The political situation is one of the most confused in recent times, as it affects the two Alaska senators.

Ted Stevens, the Republican, leans to President Carter's position.

Mike Gravel, the Democrat (up for re-election this year and facing opposition in the Aug. 26 primary) opposes much of the Carter position.

Sen. Paul E. Tsongas (D) of Massachusetts has amendments backing the Carter position and trying to bring the Senate bill closer to the House version.

Add another complication -- the courts. Judges differ on whether President Carter has authority to withdraw certain lands from exploitation.

Senators Gravel, Stevens, and Tsongas all have amendments to the pending bill. Alaska's Republican Gov. Jay S. Hammond says the Tsongas amendments would make "rational exploration" of the state's energy and mineral resources "virtually impossible."

President Carter apparently doesn't agree. In the White House Monday, he supported the five key Tsongas amendments to make the Senate version more like the House version. He said he had been on the telephone to persuade uncertain senators in what he called "one of the most important decisions that Congress will ever make. . . .. Preserving the priceless heritage of Alaska's natural resources is my No. 1 environmental priority."

The Alaska lands legislation has an aura of presidential politics. Carter would like a victory in Congress, where he has suffered many rebuffs from Democrats.
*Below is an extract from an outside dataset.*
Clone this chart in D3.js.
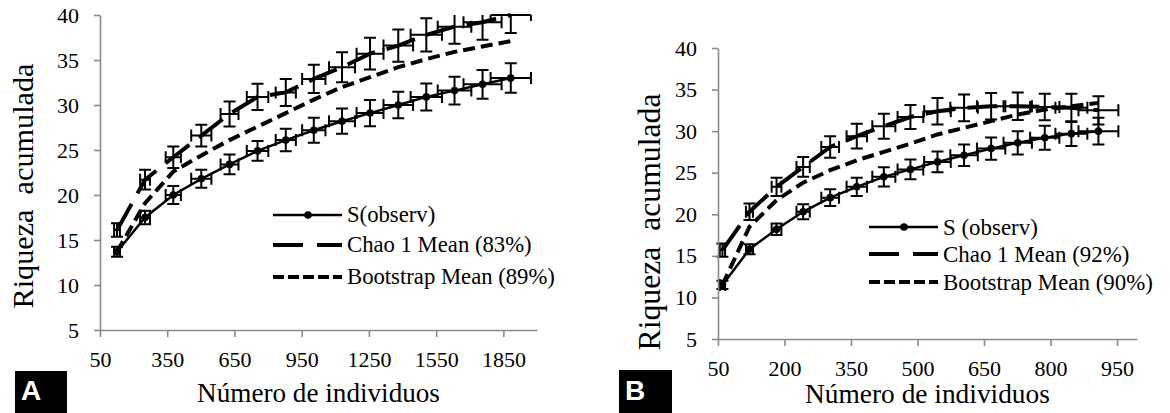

He also supports federal energy regulation.

Republican presidential candidate Reagan, in his acceptance speech July 17, attacked what he called overregulation: "Large amounts of oil and natural gas lie beneath our land and off our shores," he declared, "untouched because the present administration seems to believe the American people would rather see more regulation, taxes, and controls than more energy."